I have always been a private person. I am not one to go and put a lot of stuff out there on Social Media. And when serious things happen, I tend to close the ranks even further.
When Mom was sick, that still was very much the way I handled things. When Mom passed almost 2 years ago, I now realize just how closed my ranks had become. Many of my friends on Facebook, I have cyber stalked you, meaning, I reveled in your joys, and prayed for your requests even if I never said anything.
For decades now it seems, I have always worked hours that many of my friends would be home, and we could share. So, I once again have become painfully aware of the Island I have become.
I have had some wonderful time with my sister, reconnecting with her. And now I want to reconnect to my church family, my friends, and strengthen those bonds we once had.
Dad gave us a scare before Christmas, he is good, thank God. And we have a good handle on what we need to do to keep him around for a lot longer. (My joke with him is that he will be 113, and I will still be wheeling him around in a wheelchair, because I’m not ready for him to go…)
I want to be able to spend more time with family. at normal hours. I want to be in a place financially that if I need to spend more time with him, I can with no down side. And in the middle of this, one of my best friends that I had reconnected with was starting her adventure with Stella & Dot. She had an engraving sale.. and I got lockets for the girls to have something to remember their relationship with Mom.

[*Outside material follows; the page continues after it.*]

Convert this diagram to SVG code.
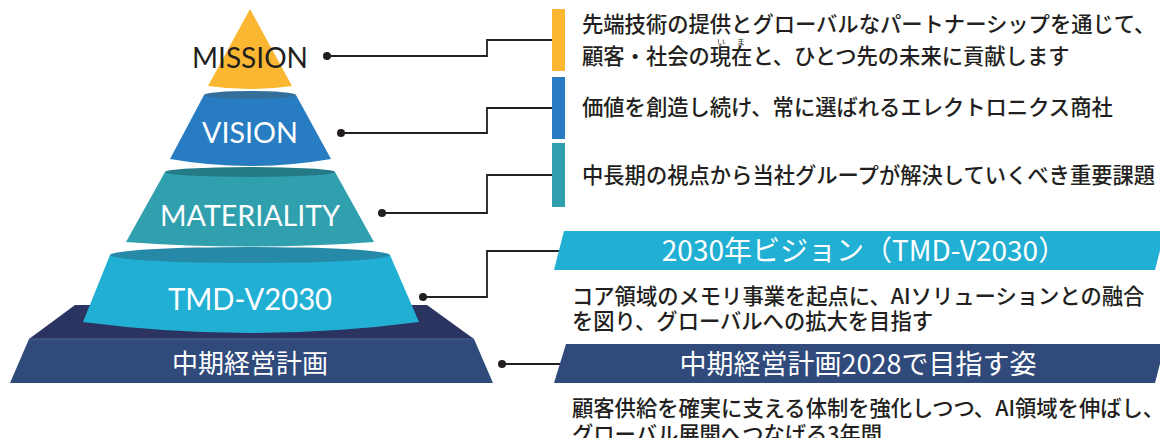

And I love the pieces. And I prayed about it. And mulled it over, and prayed some more, and then one night as I was working, and taking a break, talking it over with God… He reminded me of a tip I was given, a surprising tip from a really great guest at the hotel. Since he was up early, and I was there early, we would talk about his career in the Military, and then as a Peace Officer, and Dad’s work in both those fields, If I remember correctly, he was a medic on the helicopters that would come and bring back the wounded. I digress. Anyway, I felt like God was telling me it was time.
And I started. The most difficult thing, is I don’t want people to think I am only coming to them to sell them stuff. I really want to use it an excuse to get together, to reconnect, to bond. And let God take the rest of it as he sees fit.
I am also excited to hear of the different ways this company gives back to the community. And the way it started, the name honoring their Grandmothers. There is just a lot to love about this company.
As you can tell, I’ve spent a lot of time learning about this company. But, the biggest thing, is I want to be connected again. I want to be able to reach out, and do things with people again. I am way too young to be this much of a hermit. Thank you for taking time to read this. I know its kinda all over the place, as my mind can be sometimes. I just wanted this part of my story out there.